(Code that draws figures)
>> Begin

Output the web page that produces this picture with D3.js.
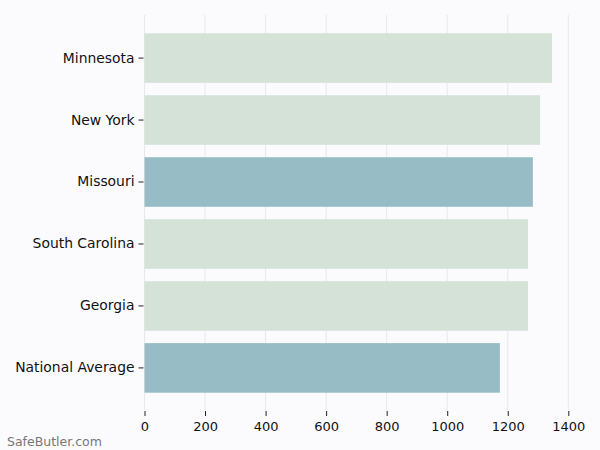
<!DOCTYPE html>
<meta charset="utf-8">
<title>Bar chart</title>
<style>
body { margin: 0; background: #fbfbfe; }
svg { display: block; }
.tick text { font-family: "DejaVu Sans", sans-serif; fill: #111; }
.y-axis .tick text { font-size: 13.9px; }
.x-axis .tick text { font-size: 13px; }
.tick line { stroke: #222; }
.domain { display: none; }
</style>
<svg width="600" height="450"></svg>
<script src="https://d3js.org/d3.v7.min.js"></script>
<script>
const states = ["Minnesota", "New York", "Missouri", "South Carolina", "Georgia", "National Average"];
const values = [1346, 1307, 1283, 1267, 1267, 1174];
const highlight = [false, false, true, false, false, true];
const xTicks = [0, 200, 400, 600, 800, 1000, 1200, 1400];

const svg = d3.select("svg");
svg.append("rect").attr("width", 600).attr("height", 450).attr("fill", "#fbfbfe");

const x = d3.scaleLinear().domain([0, 1400]).range([144.5, 568.3]);
const y = d3.scaleBand().domain(states).range([27.1, 398.9]).paddingInner(0.2).paddingOuter(0.1);

// grid
svg.append("g").selectAll("line")
  .data(xTicks)
  .enter().append("line")
  .attr("x1", d => x(d)).attr("x2", d => x(d))
  .attr("y1", 15).attr("y2", 410)
  .attr("stroke", "#e8e8ea").attr("stroke-width", 1);

svg.append("g").selectAll("rect")
  .data(states)
  .enter().append("rect")
  .attr("x", x(0))
  .attr("y", d => y(d))
  .attr("width", (d, i) => x(values[i]) - x(0))
  .attr("height", y.bandwidth())
  .attr("fill", (d, i) => highlight[i] ? "#97bcc5" : "#d4e2d8");

svg.append("g")
  .attr("class", "x-axis")
  .attr("transform", "translate(0,411)")
  .call(d3.axisBottom(x).tickValues(xTicks).tickSize(5).tickPadding(6).tickFormat(d3.format("d")));

svg.append("g")
  .attr("class", "y-axis")
  .attr("transform", `translate(${x(0) - 1},0)`)
  .call(d3.axisLeft(y).tickSize(5).tickPadding(4));

svg.append("text")
  .attr("x", 7).attr("y", 446)
  .attr("font-family", "DejaVu Sans, sans-serif")
  .attr("font-size", 12.5).attr("fill", "#777")
  .text("SafeButler.com");
</script>
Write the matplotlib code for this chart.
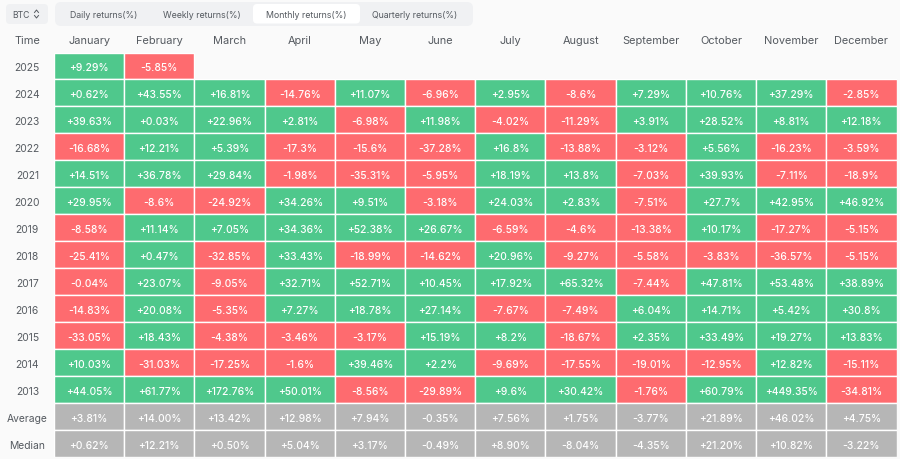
import numpy as np
import matplotlib
matplotlib.use("Agg")
import matplotlib.pyplot as plt
from matplotlib.patches import FancyBboxPatch

plt.rcParams["font.family"] = ["Inter", "DejaVu Sans"]

months = ["January", "February", "March", "April", "May", "June", "July",
          "August", "September", "October", "November", "December"]
tabs = ["Daily returns(%)", "Weekly returns(%)", "Monthly returns(%)", "Quarterly returns(%)"]
years = ["2025", "2024", "2023", "2022", "2021", "2020", "2019",
         "2018", "2017", "2016", "2015", "2014", "2013"]
stat_names = ["Average", "Median"]

r2025 = [9.29, -5.85]
r2024 = [0.62, 43.55, 16.81, -14.76, 11.07, -6.96, 2.95, -8.6, 7.29, 10.76, 37.29, -2.85]
r2023 = [39.63, 0.03, 22.96, 2.81, -6.98, 11.98, -4.02, -11.29, 3.91, 28.52, 8.81, 12.18]
r2022 = [-16.68, 12.21, 5.39, -17.3, -15.6, -37.28, 16.8, -13.88, -3.12, 5.56, -16.23, -3.59]
r2021 = [14.51, 36.78, 29.84, -1.98, -35.31, -5.95, 18.19, 13.8, -7.03, 39.93, -7.11, -18.9]
r2020 = [29.95, -8.6, -24.92, 34.26, 9.51, -3.18, 24.03, 2.83, -7.51, 27.7, 42.95, 46.92]
r2019 = [-8.58, 11.14, 7.05, 34.36, 52.38, 26.67, -6.59, -4.6, -13.38, 10.17, -17.27, -5.15]
r2018 = [-25.41, 0.47, -32.85, 33.43, -18.99, -14.62, 20.96, -9.27, -5.58, -3.83, -36.57, -5.15]
r2017 = [-0.04, 23.07, -9.05, 32.71, 52.71, 10.45, 17.92, 65.32, -7.44, 47.81, 53.48, 38.89]
r2016 = [-14.83, 20.08, -5.35, 7.27, 18.78, 27.14, -7.67, -7.49, 6.04, 14.71, 5.42, 30.8]
r2015 = [-33.05, 18.43, -4.38, -3.46, -3.17, 15.19, 8.2, -18.67, 2.35, 33.49, 19.27, 13.83]
r2014 = [10.03, -31.03, -17.25, -1.6, 39.46, 2.2, -9.69, -17.55, -19.01, -12.95, 12.82, -15.11]
r2013 = [44.05, 61.77, 172.76, 50.01, -8.56, -29.89, 9.6, 30.42, -1.76, 60.79, 449.35, -34.81]
average = [3.81, 14.00, 13.42, 12.98, 7.94, -0.35, 7.56, 1.75, -3.77, 21.89, 46.02, 4.75]
median = [0.62, 12.21, 0.50, 5.04, 3.17, -0.49, 8.90, -8.04, -4.35, 21.20, 10.82, -3.22]

year_rows = [r2025, r2024, r2023, r2022, r2021, r2020, r2019,
             r2018, r2017, r2016, r2015, r2014, r2013]
stat_rows = [average, median]

GREEN = "#4fc88c"
RED = "#fe6b6f"
GRAY = "#b6b6b6"
BG = "#fafafa"
TEXT = "#555a60"
W, H = 900, 460

n_rows = len(year_rows) + len(stat_rows)

fig = plt.figure(figsize=(W / 100, H / 100), dpi=100, facecolor=BG)

# overlay in pixel coords for the controls on top
top = fig.add_axes([0, 0, 1, 1])
top.set_xlim(0, W)
top.set_ylim(H, 0)
top.axis("off")


def rounded(x0, y0, x1, y1, color, r=4):
    top.add_patch(FancyBboxPatch((x0 + r, y0 + r), x1 - x0 - 2 * r, y1 - y0 - 2 * r,
                                 boxstyle=f"round,pad={r}", fc=color, ec="none"))


rounded(6, 5, 48, 25, "#f0f1f3")
top.text(12, 15, "BTC", fontsize=6.2, color=TEXT, va="center")
top.plot([34.5, 36.5, 38.5], [13.5, 11, 13.5], color=TEXT, lw=0.7)
top.plot([34.5, 36.5, 38.5], [16.5, 19, 16.5], color=TEXT, lw=0.7)

rounded(55, 3, 473, 27, "#f0f1f3", r=6)
rounded(253, 5, 360, 24.5, "white", r=4)
for tab, cx in zip(tabs, [103.5, 201.5, 306, 415]):
    top.text(cx, 15, tab, fontsize=6.35, color=TEXT, ha="center", va="center")

# the table itself, one bar per cell so empty months stay blank
ax = fig.add_axes([54 / W, 1 - 458 / H, (896.5 - 54) / W, (458 - 53.5) / H])
ax.set_facecolor("none")
for i, row in enumerate(year_rows):
    ax.barh([i + 0.5] * len(row), [1] * len(row), height=1, left=np.arange(len(row)),
            color=[GREEN if v >= 0 else RED for v in row], edgecolor="white", linewidth=1.0)
    for j, v in enumerate(row):
        ax.text(j + 0.5, i + 0.5, f"{v:+g}%", color="white", fontsize=7.4,
                fontweight="medium", ha="center", va="center_baseline")
for i, row in enumerate(stat_rows):
    y = i + len(year_rows) + 0.5
    ax.barh([y] * len(row), [1] * len(row), height=1, left=np.arange(len(row)),
            color=GRAY, edgecolor="white", linewidth=1.0)
    for j, v in enumerate(row):
        ax.text(j + 0.5, y, f"{v:+.2f}%", color="white", fontsize=7.4,
                fontweight="medium", ha="center", va="center_baseline")
ax.set_xlim(0, 12)
ax.set_ylim(n_rows, 0)
ax.axis("off")

for i, name in enumerate(years + stat_names):
    ax.text(-0.38, i + 0.5, name, color=TEXT, fontsize=7.4, ha="center",
            va="center_baseline", clip_on=False)
for j, name in enumerate(months):
    ax.text(j + 0.5, -0.5, name, color=TEXT, fontsize=7.9, ha="center",
            va="center_baseline", clip_on=False)
ax.text(-0.38, -0.5, "Time", color=TEXT, fontsize=7.9, ha="center",
        va="center_baseline", clip_on=False)

fig.savefig("out.png", dpi=100, facecolor=BG)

>> End

__Stated task__: The images in the entries above should be left out; please reproduce exactly the lines from the first through the one containing "i) => highlight[i]".

__Response to the exercise__:
Output the web page that produces this picture with D3.js.
<!DOCTYPE html>
<meta charset="utf-8">
<title>Bar chart</title>
<style>
body { margin: 0; background: #fbfbfe; }
svg { display: block; }
.tick text { font-family: "DejaVu Sans", sans-serif; fill: #111; }
.y-axis .tick text { font-size: 13.9px; }
.x-axis .tick text { font-size: 13px; }
.tick line { stroke: #222; }
.domain { display: none; }
</style>
<svg width="600" height="450"></svg>
<script src="https://d3js.org/d3.v7.min.js"></script>
<script>
const states = ["Minnesota", "New York", "Missouri", "South Carolina", "Georgia", "National Average"];
const values = [1346, 1307, 1283, 1267, 1267, 1174];
const highlight = [false, false, true, false, false, true];
const xTicks = [0, 200, 400, 600, 800, 1000, 1200, 1400];

const svg = d3.select("svg");
svg.append("rect").attr("width", 600).attr("height", 450).attr("fill", "#fbfbfe");

const x = d3.scaleLinear().domain([0, 1400]).range([144.5, 568.3]);
const y = d3.scaleBand().domain(states).range([27.1, 398.9]).paddingInner(0.2).paddingOuter(0.1);

// grid
svg.append("g").selectAll("line")
  .data(xTicks)
  .enter().append("line")
  .attr("x1", d => x(d)).attr("x2", d => x(d))
  .attr("y1", 15).attr("y2", 410)
  .attr("stroke", "#e8e8ea").attr("stroke-width", 1);

svg.append("g").selectAll("rect")
  .data(states)
  .enter().append("rect")
  .attr("x", x(0))
  .attr("y", d => y(d))
  .attr("width", (d, i) => x(values[i]) - x(0))
  .attr("height", y.bandwidth())
  .attr("fill", (d, i) => highlight[i] ? "#97bcc5" : "#d4e2d8");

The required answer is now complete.